───── Data

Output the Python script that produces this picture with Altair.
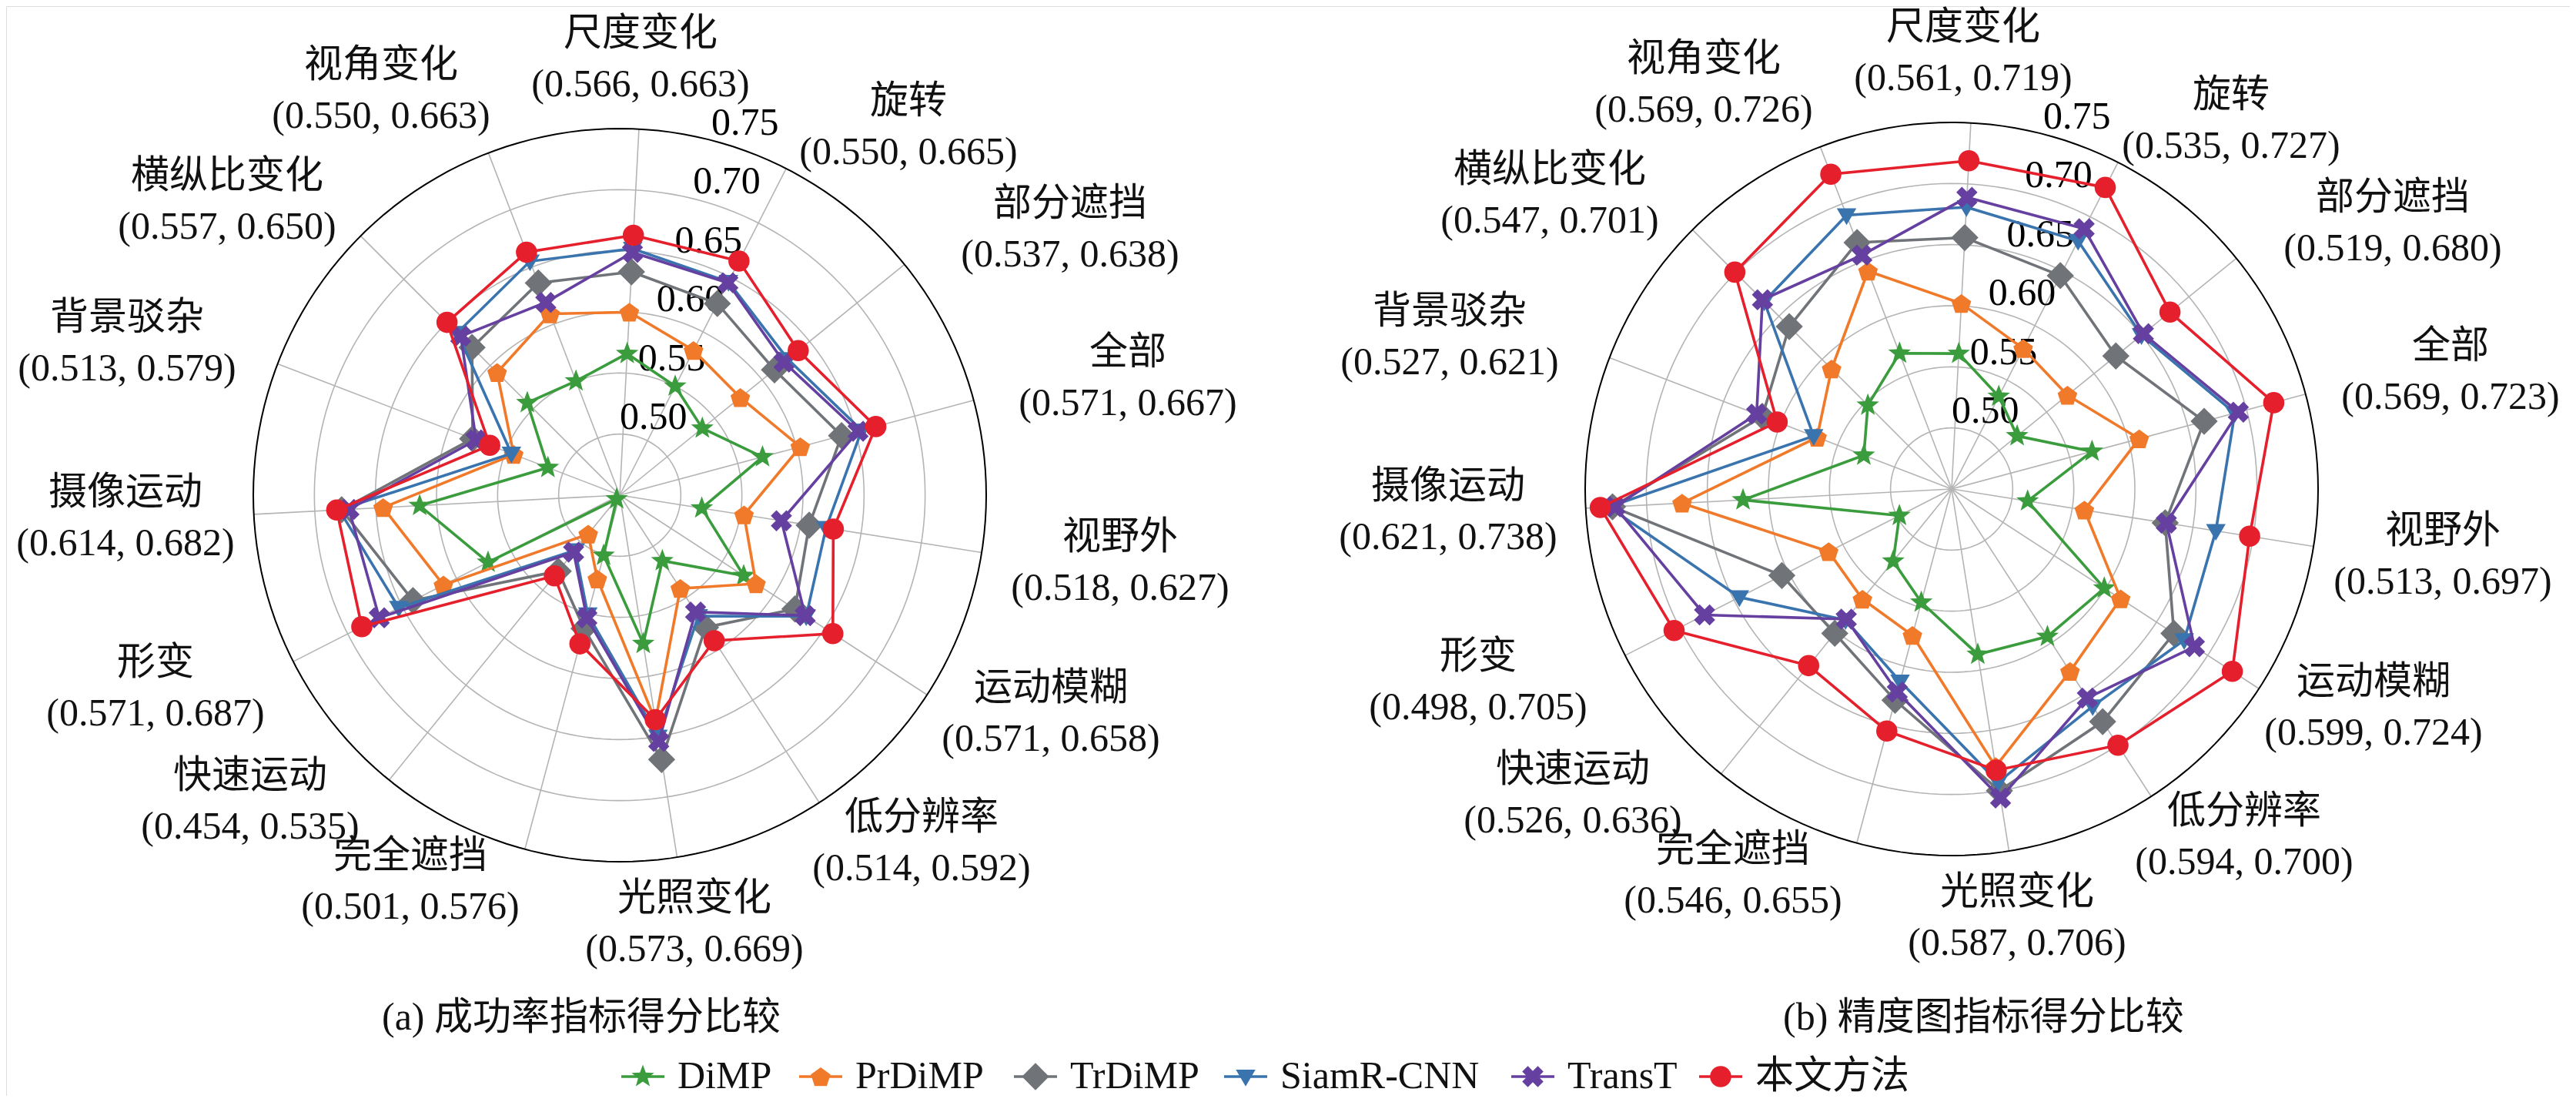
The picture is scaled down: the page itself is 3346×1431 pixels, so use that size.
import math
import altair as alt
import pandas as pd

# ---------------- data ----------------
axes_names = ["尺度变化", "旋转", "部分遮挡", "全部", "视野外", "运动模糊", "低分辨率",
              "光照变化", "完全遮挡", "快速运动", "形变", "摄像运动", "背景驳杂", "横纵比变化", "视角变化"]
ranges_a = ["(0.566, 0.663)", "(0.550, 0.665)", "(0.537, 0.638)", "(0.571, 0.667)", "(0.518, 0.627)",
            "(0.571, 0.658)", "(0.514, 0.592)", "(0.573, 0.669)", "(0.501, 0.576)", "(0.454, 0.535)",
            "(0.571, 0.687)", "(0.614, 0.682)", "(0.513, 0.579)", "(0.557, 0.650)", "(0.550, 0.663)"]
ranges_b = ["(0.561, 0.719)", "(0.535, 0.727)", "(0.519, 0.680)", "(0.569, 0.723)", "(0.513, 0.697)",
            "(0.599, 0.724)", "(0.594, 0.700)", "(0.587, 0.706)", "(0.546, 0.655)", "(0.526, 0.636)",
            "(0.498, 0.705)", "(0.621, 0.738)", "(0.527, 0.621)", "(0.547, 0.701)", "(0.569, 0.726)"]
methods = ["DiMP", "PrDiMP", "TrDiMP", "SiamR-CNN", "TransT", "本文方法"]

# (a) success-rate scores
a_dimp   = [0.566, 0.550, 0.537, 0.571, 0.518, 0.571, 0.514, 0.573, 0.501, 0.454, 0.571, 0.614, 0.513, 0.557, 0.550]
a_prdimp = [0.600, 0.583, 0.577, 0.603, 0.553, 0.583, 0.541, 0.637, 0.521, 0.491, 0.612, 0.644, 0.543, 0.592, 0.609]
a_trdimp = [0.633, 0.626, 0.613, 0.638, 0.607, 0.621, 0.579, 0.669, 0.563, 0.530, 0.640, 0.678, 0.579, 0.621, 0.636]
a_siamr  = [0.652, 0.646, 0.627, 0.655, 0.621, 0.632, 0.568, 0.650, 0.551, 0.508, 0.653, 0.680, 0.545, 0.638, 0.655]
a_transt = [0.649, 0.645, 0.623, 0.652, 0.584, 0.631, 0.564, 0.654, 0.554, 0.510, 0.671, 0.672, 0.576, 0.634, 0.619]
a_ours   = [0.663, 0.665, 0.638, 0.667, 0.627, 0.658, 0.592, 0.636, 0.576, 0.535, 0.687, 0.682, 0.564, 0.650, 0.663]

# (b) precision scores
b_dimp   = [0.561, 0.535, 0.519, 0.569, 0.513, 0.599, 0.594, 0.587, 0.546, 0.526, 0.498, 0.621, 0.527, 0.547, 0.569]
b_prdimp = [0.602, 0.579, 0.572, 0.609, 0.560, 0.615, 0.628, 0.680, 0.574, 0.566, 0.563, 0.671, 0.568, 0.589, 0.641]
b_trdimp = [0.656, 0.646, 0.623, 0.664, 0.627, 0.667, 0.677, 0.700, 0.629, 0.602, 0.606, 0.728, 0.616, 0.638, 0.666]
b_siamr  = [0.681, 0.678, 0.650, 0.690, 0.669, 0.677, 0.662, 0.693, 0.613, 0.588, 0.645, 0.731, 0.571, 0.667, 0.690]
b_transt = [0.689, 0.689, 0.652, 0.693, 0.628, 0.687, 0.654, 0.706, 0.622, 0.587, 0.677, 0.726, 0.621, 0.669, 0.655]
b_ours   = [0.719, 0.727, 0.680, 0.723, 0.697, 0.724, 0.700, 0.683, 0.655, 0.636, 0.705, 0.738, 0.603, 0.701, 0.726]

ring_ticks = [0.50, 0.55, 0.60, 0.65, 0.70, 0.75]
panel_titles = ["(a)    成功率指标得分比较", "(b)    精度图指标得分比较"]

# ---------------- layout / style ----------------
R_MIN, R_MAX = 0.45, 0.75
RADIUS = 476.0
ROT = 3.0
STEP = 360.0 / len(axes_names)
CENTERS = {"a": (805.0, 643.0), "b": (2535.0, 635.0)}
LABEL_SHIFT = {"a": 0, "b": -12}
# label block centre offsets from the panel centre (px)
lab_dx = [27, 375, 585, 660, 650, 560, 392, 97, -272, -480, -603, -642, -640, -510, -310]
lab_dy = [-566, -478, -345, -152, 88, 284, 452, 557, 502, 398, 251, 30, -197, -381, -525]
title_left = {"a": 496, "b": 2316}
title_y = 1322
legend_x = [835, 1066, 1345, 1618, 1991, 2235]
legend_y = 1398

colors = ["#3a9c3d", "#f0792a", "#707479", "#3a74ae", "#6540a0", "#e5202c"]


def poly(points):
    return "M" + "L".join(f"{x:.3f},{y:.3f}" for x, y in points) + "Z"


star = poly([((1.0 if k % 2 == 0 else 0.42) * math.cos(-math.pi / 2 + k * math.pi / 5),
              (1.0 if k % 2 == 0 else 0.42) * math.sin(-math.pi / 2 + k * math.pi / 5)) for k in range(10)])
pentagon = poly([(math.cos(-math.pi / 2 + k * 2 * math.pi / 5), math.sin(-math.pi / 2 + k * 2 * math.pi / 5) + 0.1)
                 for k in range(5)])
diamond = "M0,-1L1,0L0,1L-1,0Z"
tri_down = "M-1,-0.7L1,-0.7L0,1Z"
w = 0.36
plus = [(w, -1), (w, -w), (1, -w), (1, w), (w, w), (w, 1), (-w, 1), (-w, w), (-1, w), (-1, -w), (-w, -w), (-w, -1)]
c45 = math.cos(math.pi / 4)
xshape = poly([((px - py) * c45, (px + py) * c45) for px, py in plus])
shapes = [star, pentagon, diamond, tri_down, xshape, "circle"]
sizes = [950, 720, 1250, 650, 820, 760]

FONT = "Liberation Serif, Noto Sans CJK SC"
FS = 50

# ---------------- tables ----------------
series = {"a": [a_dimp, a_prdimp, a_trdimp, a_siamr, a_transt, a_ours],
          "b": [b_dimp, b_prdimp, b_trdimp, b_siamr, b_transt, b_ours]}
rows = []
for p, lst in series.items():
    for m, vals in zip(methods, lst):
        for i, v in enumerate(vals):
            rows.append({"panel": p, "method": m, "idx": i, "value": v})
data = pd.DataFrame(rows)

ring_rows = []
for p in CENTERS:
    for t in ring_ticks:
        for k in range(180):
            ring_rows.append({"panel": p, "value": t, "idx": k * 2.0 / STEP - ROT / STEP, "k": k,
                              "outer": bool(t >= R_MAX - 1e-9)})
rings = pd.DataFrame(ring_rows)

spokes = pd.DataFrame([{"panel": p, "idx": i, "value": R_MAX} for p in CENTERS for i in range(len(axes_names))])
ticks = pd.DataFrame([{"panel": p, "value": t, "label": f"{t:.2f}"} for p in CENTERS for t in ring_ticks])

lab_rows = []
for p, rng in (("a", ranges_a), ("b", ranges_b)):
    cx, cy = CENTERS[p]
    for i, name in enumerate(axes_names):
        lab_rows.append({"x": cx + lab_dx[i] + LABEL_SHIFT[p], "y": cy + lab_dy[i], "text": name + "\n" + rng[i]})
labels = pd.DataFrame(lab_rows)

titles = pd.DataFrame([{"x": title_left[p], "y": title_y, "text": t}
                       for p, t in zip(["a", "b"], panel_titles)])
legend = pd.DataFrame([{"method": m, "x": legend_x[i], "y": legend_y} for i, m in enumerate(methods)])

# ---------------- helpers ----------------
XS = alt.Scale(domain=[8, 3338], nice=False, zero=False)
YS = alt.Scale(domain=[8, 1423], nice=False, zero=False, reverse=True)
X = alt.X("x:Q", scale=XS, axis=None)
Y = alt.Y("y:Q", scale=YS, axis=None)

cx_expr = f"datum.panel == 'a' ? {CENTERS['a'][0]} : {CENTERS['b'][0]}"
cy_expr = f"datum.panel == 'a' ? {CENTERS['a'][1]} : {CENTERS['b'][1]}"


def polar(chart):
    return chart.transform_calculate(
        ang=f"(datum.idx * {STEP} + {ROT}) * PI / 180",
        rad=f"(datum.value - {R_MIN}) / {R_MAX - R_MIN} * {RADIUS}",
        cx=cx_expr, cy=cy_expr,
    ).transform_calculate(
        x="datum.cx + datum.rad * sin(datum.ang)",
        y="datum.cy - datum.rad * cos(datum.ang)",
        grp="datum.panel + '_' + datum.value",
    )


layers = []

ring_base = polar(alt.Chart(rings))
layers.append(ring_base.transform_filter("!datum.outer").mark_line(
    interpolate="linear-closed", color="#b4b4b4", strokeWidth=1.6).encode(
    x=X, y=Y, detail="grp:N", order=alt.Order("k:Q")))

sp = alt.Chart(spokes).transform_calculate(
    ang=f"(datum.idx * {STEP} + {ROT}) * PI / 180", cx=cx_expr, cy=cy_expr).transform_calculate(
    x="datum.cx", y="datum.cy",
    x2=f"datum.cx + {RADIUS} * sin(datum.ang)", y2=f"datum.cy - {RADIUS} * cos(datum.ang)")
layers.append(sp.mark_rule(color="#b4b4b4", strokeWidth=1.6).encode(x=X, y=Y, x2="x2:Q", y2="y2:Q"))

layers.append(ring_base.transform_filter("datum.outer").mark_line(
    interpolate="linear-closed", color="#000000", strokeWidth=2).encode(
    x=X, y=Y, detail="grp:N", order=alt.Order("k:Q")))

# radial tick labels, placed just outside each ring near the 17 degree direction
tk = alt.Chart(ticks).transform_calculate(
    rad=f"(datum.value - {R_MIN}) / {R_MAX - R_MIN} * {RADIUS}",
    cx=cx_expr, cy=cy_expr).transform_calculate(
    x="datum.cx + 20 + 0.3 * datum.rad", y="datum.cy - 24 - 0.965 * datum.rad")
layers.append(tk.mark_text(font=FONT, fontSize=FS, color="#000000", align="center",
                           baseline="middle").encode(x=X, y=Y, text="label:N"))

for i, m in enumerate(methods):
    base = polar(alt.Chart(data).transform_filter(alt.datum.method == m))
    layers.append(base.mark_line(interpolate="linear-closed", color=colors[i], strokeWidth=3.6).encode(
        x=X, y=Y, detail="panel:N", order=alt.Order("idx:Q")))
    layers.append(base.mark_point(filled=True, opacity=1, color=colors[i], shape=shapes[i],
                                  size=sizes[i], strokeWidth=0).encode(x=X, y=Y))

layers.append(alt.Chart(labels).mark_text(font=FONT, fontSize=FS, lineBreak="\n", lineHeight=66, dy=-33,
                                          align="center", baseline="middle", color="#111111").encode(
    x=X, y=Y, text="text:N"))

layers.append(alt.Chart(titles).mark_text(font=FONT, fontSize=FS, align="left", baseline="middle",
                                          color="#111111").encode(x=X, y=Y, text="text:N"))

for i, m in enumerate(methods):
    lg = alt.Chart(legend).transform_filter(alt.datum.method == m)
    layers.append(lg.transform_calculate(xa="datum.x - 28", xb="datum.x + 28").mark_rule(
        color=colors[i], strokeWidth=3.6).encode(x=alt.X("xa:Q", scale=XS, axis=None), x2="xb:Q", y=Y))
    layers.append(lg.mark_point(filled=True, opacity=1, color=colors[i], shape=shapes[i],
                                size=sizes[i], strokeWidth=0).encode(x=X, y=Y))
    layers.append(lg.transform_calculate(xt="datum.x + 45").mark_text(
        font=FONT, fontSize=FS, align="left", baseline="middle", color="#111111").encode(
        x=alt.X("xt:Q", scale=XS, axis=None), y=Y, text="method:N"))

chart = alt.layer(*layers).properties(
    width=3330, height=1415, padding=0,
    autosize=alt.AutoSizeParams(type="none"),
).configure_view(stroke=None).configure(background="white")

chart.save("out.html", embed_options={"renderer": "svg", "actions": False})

──────────

> [Instructions to follow]
Transcribe exactly, with no pictures, the lines running from the first line of the material through the line holding "import pandas as pd".

> [Output for this exercise]
Output the Python script that produces this picture with Altair.
The picture is scaled down: the page itself is 3346×1431 pixels, so use that size.
import math
import altair as alt
import pandas as pd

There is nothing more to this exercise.